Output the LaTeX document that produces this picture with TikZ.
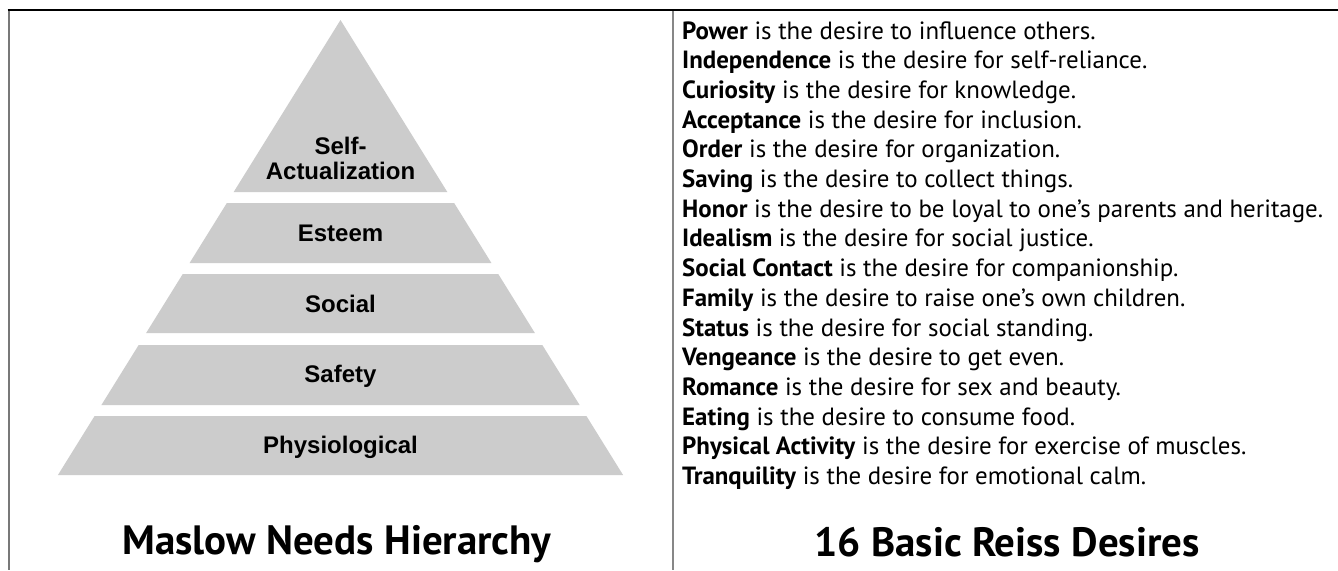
\documentclass[tikz,border=0pt]{standalone}
\usepackage{fontspec}
\setmainfont{PT Sans}
\newfontfamily\pyrfont{Liberation Sans}
\definecolor{pyrgray}{RGB}{204,204,204}
\definecolor{rulegray}{RGB}{120,120,120}
\definecolor{divgray}{RGB}{135,135,135}
\newlength\myhw
\newlength\mytw
\begin{document}
\settowidth\myhw{\fontsize{10}{12}\selectfont\textbf{Honor} is the desire to be loyal to one’s parents and heritage.}%
\pgfmathsetmacro\dsize{10*641/\myhw}%
\settowidth\mytw{\fontsize{10}{12}\selectfont\bfseries Maslow Needs Hierarchy}%
\pgfmathsetmacro\tsize{10*429/\mytw}%
\xdef\desfontsize{\dsize}%
\xdef\titfontsize{\tsize}%
\begin{tikzpicture}[x=1pt,y=-1pt,
  tier/.style={fill=pyrgray,draw=none},
  plabel/.style={font=\pyrfont\bfseries\fontsize{24}{24}\selectfont, anchor=base, inner sep=0pt},
  dline/.style={anchor=base west, inner sep=0pt, font=\fontsize{\desfontsize}{\desfontsize}\selectfont},
  ptitle/.style={anchor=base, inner sep=0pt, font=\fontsize{\titfontsize}{\titfontsize}\selectfont\bfseries}]
\useasboundingbox (0,0) rectangle (1338,570);
\fill[white] (0,0) rectangle (1338,570);
% frame lines
\draw[line width=2pt, rulegray] (8.5,10) -- (8.5,570);
\draw[line width=2.4pt, divgray] (673,10) -- (673,570);
\draw[line width=1.5pt, black] (7.5,10) -- (1338,10);
% pyramid
\def\hw#1{0.621*(#1-20)}
\fill[tier] (340.5,20) -- ({340.5+\hw{192}},192) -- ({340.5-\hw{192}},192) -- cycle;
\foreach \a/\b in {203/263, 274/333, 345/405, 416/475}{
  \fill[tier] ({340.5-\hw{\a}},\a) -- ({340.5+\hw{\a}},\a) -- ({340.5+\hw{\b}},\b) -- ({340.5-\hw{\b}},\b) -- cycle;
}
\node[plabel] (self) at (340.5,154) {Self-};
\node[plabel] (actual) at (340.5,179) {Actualization};
\node[plabel] (esteem) at (340.5,241) {Esteem};
\node[plabel] (social) at (340.5,312) {Social};
\node[plabel] (safety) at (340.5,382) {Safety};
\node[plabel] (physio) at (340.5,453) {Physiological};
\node[ptitle] (maslow) at (337,554) {Maslow Needs Hierarchy};
% desires
\def\yb#1{39+29.7*#1}
\node[dline] (d1) at (682,{\yb{0}}) {\textbf{Power} is the desire to influence others.};
\node[dline] (d2) at (682,{\yb{1}}) {\textbf{Independence} is the desire for self-reliance.};
\node[dline] (d3) at (682,{\yb{2}}) {\textbf{Curiosity} is the desire for knowledge.};
\node[dline] (d4) at (682,{\yb{3}}) {\textbf{Acceptance} is the desire for inclusion.};
\node[dline] (d5) at (682,{\yb{4}}) {\textbf{Order} is the desire for organization.};
\node[dline] (d6) at (682,{\yb{5}}) {\textbf{Saving} is the desire to collect things.};
\node[dline] (d7) at (682,{\yb{6}}) {\textbf{Honor} is the desire to be loyal to one’s parents and heritage.};
\node[dline] (d8) at (682,{\yb{7}}) {\textbf{Idealism} is the desire for social justice.};
\node[dline] (d9) at (682,{\yb{8}}) {\textbf{Social Contact} is the desire for companionship.};
\node[dline] (d10) at (682,{\yb{9}}) {\textbf{Family} is the desire to raise one’s own children.};
\node[dline] (d11) at (682,{\yb{10}}) {\textbf{Status} is the desire for social standing.};
\node[dline] (d12) at (682,{\yb{11}}) {\textbf{Vengeance} is the desire to get even.};
\node[dline] (d13) at (682,{\yb{12}}) {\textbf{Romance} is the desire for sex and beauty.};
\node[dline] (d14) at (682,{\yb{13}}) {\textbf{Eating} is the desire to consume food.};
\node[dline] (d15) at (682,{\yb{14}}) {\textbf{Physical Activity} is the desire for exercise of muscles.};
\node[dline] (d16) at (682,{\yb{15}}) {\textbf{Tranquility} is the desire for emotional calm.};
\node[ptitle] (reiss) at (1007,556) {16 Basic Reiss Desires};
\end{tikzpicture}
\end{document}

### TASK DETAILS:
Transcribe the listing above verbatim. Omit the pictures.

### RESULT:
Output the LaTeX document that produces this picture with TikZ.
\documentclass[tikz,border=0pt]{standalone}
\usepackage{fontspec}
\setmainfont{PT Sans}
\newfontfamily\pyrfont{Liberation Sans}
\definecolor{pyrgray}{RGB}{204,204,204}
\definecolor{rulegray}{RGB}{120,120,120}
\definecolor{divgray}{RGB}{135,135,135}
\newlength\myhw
\newlength\mytw
\begin{document}
\settowidth\myhw{\fontsize{10}{12}\selectfont\textbf{Honor} is the desire to be loyal to one’s parents and heritage.}%
\pgfmathsetmacro\dsize{10*641/\myhw}%
\settowidth\mytw{\fontsize{10}{12}\selectfont\bfseries Maslow Needs Hierarchy}%
\pgfmathsetmacro\tsize{10*429/\mytw}%
\xdef\desfontsize{\dsize}%
\xdef\titfontsize{\tsize}%
\begin{tikzpicture}[x=1pt,y=-1pt,
  tier/.style={fill=pyrgray,draw=none},
  plabel/.style={font=\pyrfont\bfseries\fontsize{24}{24}\selectfont, anchor=base, inner sep=0pt},
  dline/.style={anchor=base west, inner sep=0pt, font=\fontsize{\desfontsize}{\desfontsize}\selectfont},
  ptitle/.style={anchor=base, inner sep=0pt, font=\fontsize{\titfontsize}{\titfontsize}\selectfont\bfseries}]
\useasboundingbox (0,0) rectangle (1338,570);
\fill[white] (0,0) rectangle (1338,570);
% frame lines
\draw[line width=2pt, rulegray] (8.5,10) -- (8.5,570);
\draw[line width=2.4pt, divgray] (673,10) -- (673,570);
\draw[line width=1.5pt, black] (7.5,10) -- (1338,10);
% pyramid
\def\hw#1{0.621*(#1-20)}
\fill[tier] (340.5,20) -- ({340.5+\hw{192}},192) -- ({340.5-\hw{192}},192) -- cycle;
\foreach \a/\b in {203/263, 274/333, 345/405, 416/475}{
  \fill[tier] ({340.5-\hw{\a}},\a) -- ({340.5+\hw{\a}},\a) -- ({340.5+\hw{\b}},\b) -- ({340.5-\hw{\b}},\b) -- cycle;
}
\node[plabel] (self) at (340.5,154) {Self-};
\node[plabel] (actual) at (340.5,179) {Actualization};
\node[plabel] (esteem) at (340.5,241) {Esteem};
\node[plabel] (social) at (340.5,312) {Social};
\node[plabel] (safety) at (340.5,382) {Safety};
\node[plabel] (physio) at (340.5,453) {Physiological};
\node[ptitle] (maslow) at (337,554) {Maslow Needs Hierarchy};
% desires
\def\yb#1{39+29.7*#1}
\node[dline] (d1) at (682,{\yb{0}}) {\textbf{Power} is the desire to influence others.};
\node[dline] (d2) at (682,{\yb{1}}) {\textbf{Independence} is the desire for self-reliance.};
\node[dline] (d3) at (682,{\yb{2}}) {\textbf{Curiosity} is the desire for knowledge.};
\node[dline] (d4) at (682,{\yb{3}}) {\textbf{Acceptance} is the desire for inclusion.};
\node[dline] (d5) at (682,{\yb{4}}) {\textbf{Order} is the desire for organization.};
\node[dline] (d6) at (682,{\yb{5}}) {\textbf{Saving} is the desire to collect things.};
\node[dline] (d7) at (682,{\yb{6}}) {\textbf{Honor} is the desire to be loyal to one’s parents and heritage.};
\node[dline] (d8) at (682,{\yb{7}}) {\textbf{Idealism} is the desire for social justice.};
\node[dline] (d9) at (682,{\yb{8}}) {\textbf{Social Contact} is the desire for companionship.};
\node[dline] (d10) at (682,{\yb{9}}) {\textbf{Family} is the desire to raise one’s own children.};
\node[dline] (d11) at (682,{\yb{10}}) {\textbf{Status} is the desire for social standing.};
\node[dline] (d12) at (682,{\yb{11}}) {\textbf{Vengeance} is the desire to get even.};
\node[dline] (d13) at (682,{\yb{12}}) {\textbf{Romance} is the desire for sex and beauty.};
\node[dline] (d14) at (682,{\yb{13}}) {\textbf{Eating} is the desire to consume food.};
\node[dline] (d15) at (682,{\yb{14}}) {\textbf{Physical Activity} is the desire for exercise of muscles.};
\node[dline] (d16) at (682,{\yb{15}}) {\textbf{Tranquility} is the desire for emotional calm.};
\node[ptitle] (reiss) at (1007,556) {16 Basic Reiss Desires};
\end{tikzpicture}
\end{document}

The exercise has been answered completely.